We talked to someone about this at a dog show years ago when we got our first standard and have thought it would be a lot of fun ever since. I'm sure my kids especially would enjoy it. Please post more info on it. What a fun topic


----------



## flyingduster (Sep 6, 2009)

spoospirit, in dogs it's known as sledding, does that help the mental picture better? lol


----------



## Mandycasey'smom (Jan 3, 2009)

Well I know a few people go to proper training places but for us my guys just put on their harness I say lets go and they run till I say wait. Since where I was going was a straight line I would say wait they would stop and I would turn us around and we would come back LOL.
There is a place a couple hours away that offers classes that I am thinking of doing the one day course with one of them so I have some more ideas.
You can do skijouring, scootering or sledding.
I will try to post some pics of us on the scooter thisafternoon


----------



## gtiorobertsf (Nov 16, 2009)

hey would love to see some pics.
The idea came after i came across an article on the web about standards doing the idenerad race. I know that was spelled wrong.
I live here in nyc and getting them enough exercise is always hard.
the cart that i looked at has an attachedment that i can turn it into a sled so when the winter comes they can still get their exercise.
because a tired dog is a happy dog!!!!!!!!!!


----------



## chuck222 (Nov 30, 2009)

Some links for you.

http://www.dogdriving.com/ 

http://pets.groups.yahoo.com/group/chariotsofthedogs/

http://www.rjwalsh.com.au/mini/

http://www.chalosulky.com/

http://www.dogscooter.com/


----------



## Marian (Oct 20, 2009)

I googled poodles and Iditarod and this is what I found.

Way to go, poodles!

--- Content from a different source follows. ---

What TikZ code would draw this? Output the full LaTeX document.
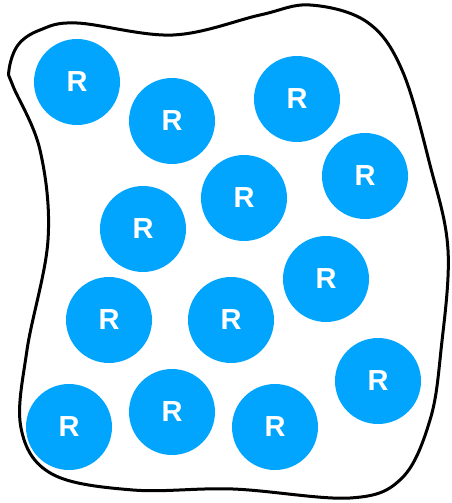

LOL


----------



## jester's mom (Nov 25, 2008)

Marian said:


> I googled poodles and Iditarod and this is what I found.
> 
> Way to go, poodles! LOL


WOW, very interesting! I knew that there was a man who had an all poodle mushing team, and had seen photos of him and his team, but didn't know that they had made a rule that no dogs except northern breeds could enter after he had finished so many times. BUT, I have to say, if they had to unfreeze a poodle from the ice, well, it is probably best that they not do it. The point was proven that they had the heart, the stamina and intelligence to do it, but I agree, they do not have an undercoat or body fat that is needed to stay warm in that weather and if an accident happened and the team got lost out there, they could easily loose the whole team to bad weather. 

High Fives for those poodles, though, proving how versatile they are and for kicking the husky's butts!!! :high5:


----------